The Lynnfield native was told by a Kansas City Royals team worker that he had been blackballed out of Major League Baseball because the Royals had heavy cocaine use in their clubhouse. Tufts was not a user, but he pitched for the Royals during the previous season, and the association did not help his case when looking for a contract, in the minors or majors, for the 1984 season.
Tufts pitched in the big leagues for three seasons (1981-1983) and as a rookie, pitched for the San Francisco Giants. But before the 1982 season, he was dealt to the Royals alongside Vida Blue, who spent three months in prison for cocaine possession following the 1983 MLB season.
In the parts of those three seasons he spent at the major league level, Tufts posted a 4.71 ERA. While he did not throw particularly hard, pitching to contact, he was a steady left-handed reliever – something that teams covet.
Later on, in 1999, Tufts discovered that he had a torn rotator cuff in his left shoulder. He pitched in the big leagues for only three seasons, but his arm may have started to deteriorate even before he made it that far.
In the minors, he recalls throwing far too many complete games and being overworked as a reliever. In 1978, 15 of his 19 starts were complete games. Specifically, he remembered a minor league doubleheader in 1982 where he logged 5 1/3 innings in relief during the first game – just about the length of an average start for most MLB pitchers today. Then, later in the day, he ended up throwing another two innings.
“Pitch counts and inning limits were not in vogue,” he said. “And as a non-bonus baby player, I had to go out and fight for the chance to advance despite the risks.”

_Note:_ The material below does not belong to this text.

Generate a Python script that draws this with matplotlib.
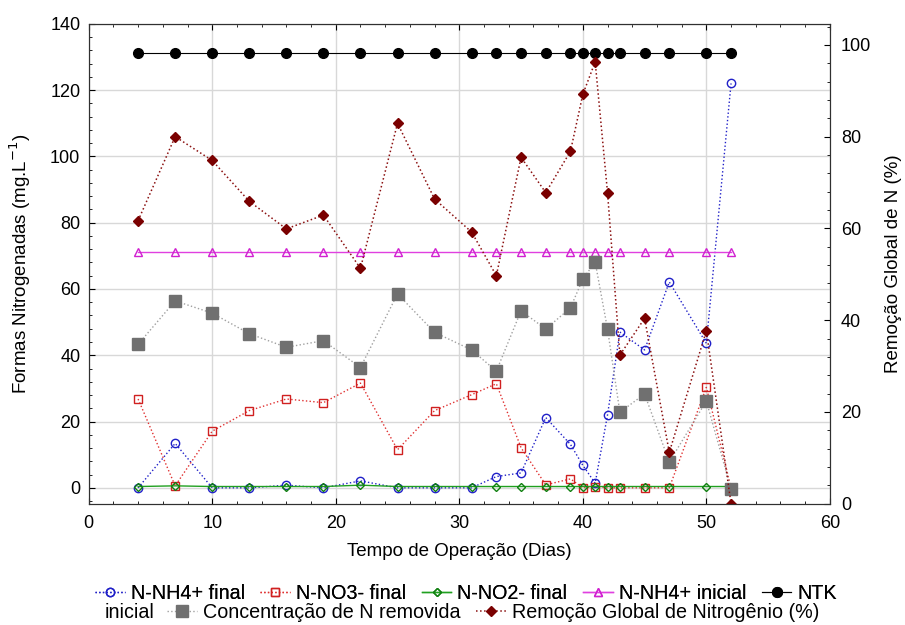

Tufts said that the highlight of his Major League career was earning his first big league save against the Seattle Mariners on Sep. 14, 1982. Tufts finished the game and went 3 2/3 innings. He allowed one walk and a hit while striking out three men.
What made the game so special for him is that it was the first time his parents saw him pitch in his pro career.
“I will never forget the smile on my father’s face when he came down towards the dugout after I had completed an interview,” he said.
Over 30 years later though, life has moved on for the now-adjunct-professor at New York University and Yeshiva University. This upcoming fall, Tufts, a myeloma survivor, will be a full-time professor at Yeshiva’s Sy Syms School of Business in the management department.
Even though he is teaching anywhere from seven to ten classes a week now, pursuing teaching was not his original plan back in his MLB playing days.
“I assumed that I would eventually use my Economics degree from Princeton and work for the rest of my life in the money and banking sector,” he said. “Little did I know that I would use my academic background (the undergraduate degree at Princeton and a MBA in finance at Columbia) to be a college professor teaching finance courses.”
Tufts’ unfortunate association with the likes of Blue, Willie Aikens, Jerry Martin and Willie Wilson helped push him out of pro baseball at just 27 years old. But it, in turn, pushed him to receive his MBA from an Ivy League school.
It also sent him to Wall Street where he worked in finances for roughly two decades.
“Working on Wall Street was an interesting experience,” he said. “Financially, it was rewarding but intellectually, it was vapid. Every day you did the same thing. I began to look for avenues to satisfy my creative desires after a few years and began to write. This probably did lead indirectly to my teaching career.”